Beim ersten Fall, der sich schnell in den Fachkreisen herumsprach, rief mich interessiert
Professor Dr. Georg Klingmüller, damals Oberarzt in Bonn, an, und bat um eine Gelegenheit
den Fall zu sehen. Sein Vater, Dr. Victor Klingmüller, war in der Zeit vor dem zweiten
Weltkriege ein bekannter Leprologe, und die Familientradition machte auch der Sohn
mit der Krankheit gut vertraut. Klingmüller kam schnell nach Köln und bestätigte unsere
Diagnose. Beim zweiten Fall, der kurz danach auftauchte, fühlte ich mich bereits als
Experte! Gemeinsam mit Klingmüller untersuchte ich die leprösen Hautläsionen genauer,
stellte die Veränderungen der Zellen in der betroffenen Haut mit dem Elektronenmikroskop
dar, und machte den vagen Versuch, sie zu interpretieren.

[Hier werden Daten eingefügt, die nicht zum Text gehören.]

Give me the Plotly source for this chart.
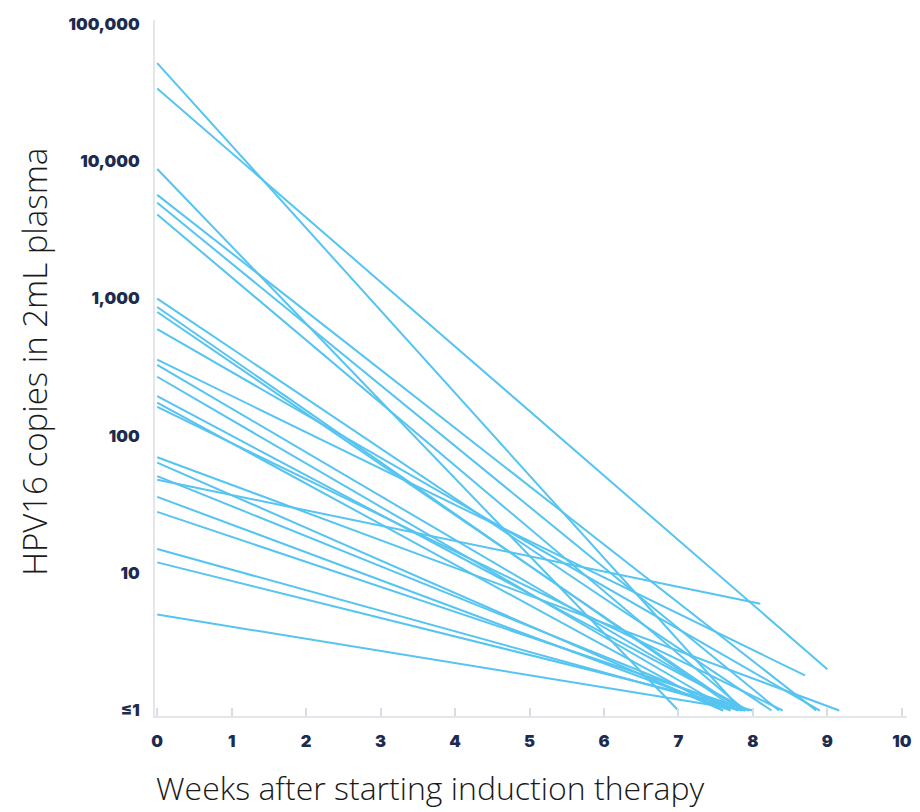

Unsere Aufmerksamkeit galt nicht zuletzt dem Erreger der für uns seltenen Krankheit,
dem Mycobacterium leprae , der bis zu diesem Zeitpunkt in seinem Aufbau wenig erforscht war. Wir stellten gemeinsam
seine Feinstruktur elektronenmikroskopisch dar, und beschrieben seinen Aufbau. Darüber
sind wissenschaftliche Veröffentlichungen entstanden, die in unserem altehrwürdigen
„Archiv für Klinische und Experimentelle Dermatologie” sowie im „Hautarzt” aufgenommen
wurden [19 ]
[20 ]
[21 ]. Sie sind heute dort nachzulesen. Mein Interesse wurde geweckt, einige weitere Veröffentlichungen
über den Aufbau chronischer Granulome der Haut folgten, und kurze Zeit später erhielt
ich den ehrenvollen Auftrag meines Chefs, Prof. Steigleder, einen ausführlichen Beitrag
über die „Tuberkulose der Haut” für ein Handbuch zu schreiben, woraus auch ein Übersichtsartikel
in der damals renommierten DMW entstand [22 ]. Das alles half mir, mein Wissen auf dem Gebiet der Mykobakteriosen zu vertiefen
und zu erweitern.
In den folgenden 40 Jahren meiner klinischen Tätigkeit habe ich mit Interesse Lepra-Patienten
sehen und gelegentlich selbst behandeln können, doch sie blieben bei uns in Deutschland
eine Rarität. Durch die wirksame medikamentöse Therapie, die inzwischen zur Verfügung
steht, haben sie viel von ihrem sensationellen Charakter verloren. Auch auf großen
Tagungen und Kongressen im europäischen Raum ist heute eine Lepra recht selten zu
sehen. Mir selbst blieben meine ersten Kölner Erfahrungen stets in lebhafter Erinnerung,
ein überaus lehrreiches frühes Erlebnis.
Abb. 1 a - d Lepra lepromatosa, generalisiert. Erstvorstellung im RDTC, nach längerer Behandlung
bei einem „traditional healer”. Die multiplen Läsionen sind zum Teil plaqueartig,
zum Teil knotig, einige davon erodiert bzw. ulzeriert.
Danksagung
Danksagung
Dem Direktor des RDTC, Herrn Prof. Dr. Henning Grossmann, sei für seinen wertvollen
fachlichen Rat und seine kollegiale Unterstützung sehr herzlich gedankt.